> [Information provided]

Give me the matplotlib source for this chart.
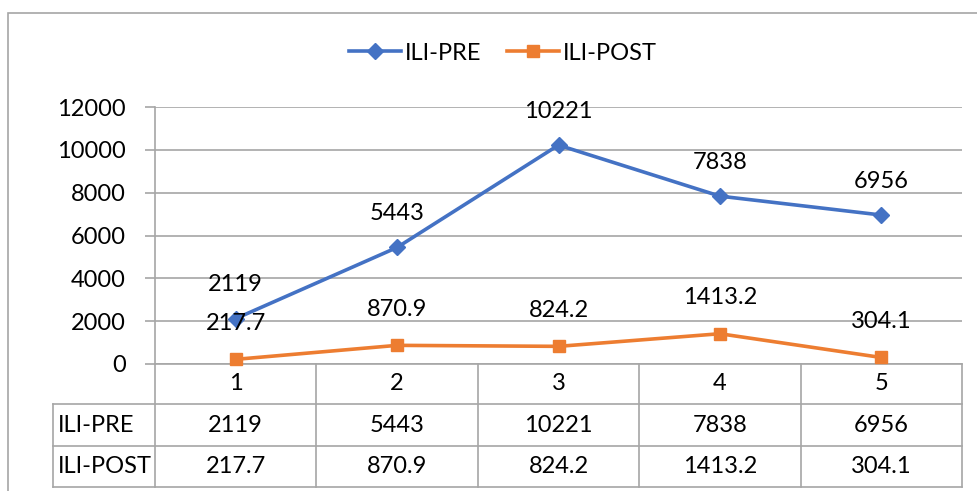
import matplotlib
matplotlib.use("Agg")
import matplotlib.pyplot as plt
from matplotlib.transforms import blended_transform_factory
from matplotlib.patches import Rectangle
from matplotlib.lines import Line2D

categories = ["1", "2", "3", "4", "5"]
series_names = ["ILI-PRE", "ILI-POST"]
ili_pre = [2119, 5443, 10221, 7838, 6956]
ili_post = [217.7, 870.9, 824.2, 1413.2, 304.1]
pre_labels = ["2119", "5443", "10221", "7838", "6956"]
post_labels = ["217.7", "870.9", "824.2", "1413.2", "304.1"]
y_ticks = [0, 2000, 4000, 6000, 8000, 10000, 12000]

plt.rcParams['font.family'] = ['Lato', 'DejaVu Sans']
BLUE = "#4472C4"
ORANGE = "#ED7D31"
GRID = "#a6a6a6"
FS = 17

W, H = 977, 491
fig = plt.figure(figsize=(W / 100, H / 100), dpi=100)
ax = fig.add_axes([155 / W, 1 - 364 / H, (962 - 155) / W, (364 - 107) / H])

# outer chart border
fig.patches.append(Rectangle((8 / W, -0.1), 1.2, 1 - 13 / H + 0.1, transform=fig.transFigure,
                             fill=False, edgecolor=GRID, linewidth=1.2))

x = list(range(1, len(categories) + 1))
ax.plot(x, ili_pre, color=BLUE, lw=2.6, marker="D", ms=8, zorder=3, clip_on=False)
ax.plot(x, ili_post, color=ORANGE, lw=2.6, marker="s", ms=9, zorder=3, clip_on=False)

for xi, v, t in zip(x, ili_pre, pre_labels):
    ax.annotate(t, (xi, v), xytext=(0, 34), textcoords="offset pixels",
                ha="center", va="center", fontsize=FS, color="black")
for xi, v, t in zip(x, ili_post, post_labels):
    ax.annotate(t, (xi, v), xytext=(0, 36), textcoords="offset pixels",
                ha="center", va="center", fontsize=FS, color="black")

ax.set_xlim(0.5, len(categories) + 0.5)
ax.set_ylim(0, 12000)
ax.set_yticks(y_ticks)
ax.set_yticklabels([str(t) for t in y_ticks], fontsize=FS)
ax.tick_params(axis="y", length=7, width=1.2, color=GRID, pad=14)
ax.set_xticks([])
ax.yaxis.grid(True, color=GRID, lw=1.2)
ax.set_axisbelow(True)
for s in ["top", "right", "bottom"]:
    ax.spines[s].set_visible(False)
ax.spines["left"].set_color(GRID)
ax.spines["left"].set_linewidth(1.2)

# data table
tr = blended_transform_factory(ax.transData, ax.transAxes)
ph = 364 - 107
r1 = -(404 - 364) / ph
r2 = -(446 - 364) / ph
r3 = -(487 - 364) / ph
x_left = 0.5 - (155 - 53) / ((962 - 155) / 5)
xr = len(categories) + 0.5
lkw = dict(color=GRID, lw=1.2, transform=tr, clip_on=False)
ax.add_line(Line2D([0.5, xr], [0, 0], **lkw))
for yy in [r1, r2, r3]:
    ax.add_line(Line2D([x_left, xr], [yy, yy], **lkw))
for b in [i + 0.5 for i in range(len(categories) + 1)]:
    ax.add_line(Line2D([b, b], [0, r3], **lkw))
ax.add_line(Line2D([x_left, x_left], [r1, r3], **lkw))

for xi, c in zip(x, categories):
    ax.text(xi, r1 / 2, c, transform=tr, ha="center", va="center", fontsize=FS)
rows = [pre_labels, post_labels]
for ri, (name, vals) in enumerate(zip(series_names, rows)):
    yc = (r1 + r2) / 2 if ri == 0 else (r2 + r3) / 2
    ax.text(x_left + 0.03, yc, name, transform=tr, ha="left", va="center", fontsize=FS)
    for xi, t in zip(x, vals):
        ax.text(xi, yc, t, transform=tr, ha="center", va="center", fontsize=FS)

# legend
handles = [Line2D([], [], color=BLUE, lw=2.6, marker="D", ms=8),
           Line2D([], [], color=ORANGE, lw=2.6, marker="s", ms=9)]
fig.legend(handles, series_names, loc="center", bbox_to_anchor=(503 / W, 1 - 53 / H),
           ncol=2, frameon=False, fontsize=FS, handlelength=2.2, handletextpad=0.15,
           columnspacing=1.1)

fig.savefig("out.png", dpi=100)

> [Written instruction]
Report the number of lines in the listing above that include the word "matplotlib", and nothing else.

> [Written solution]
7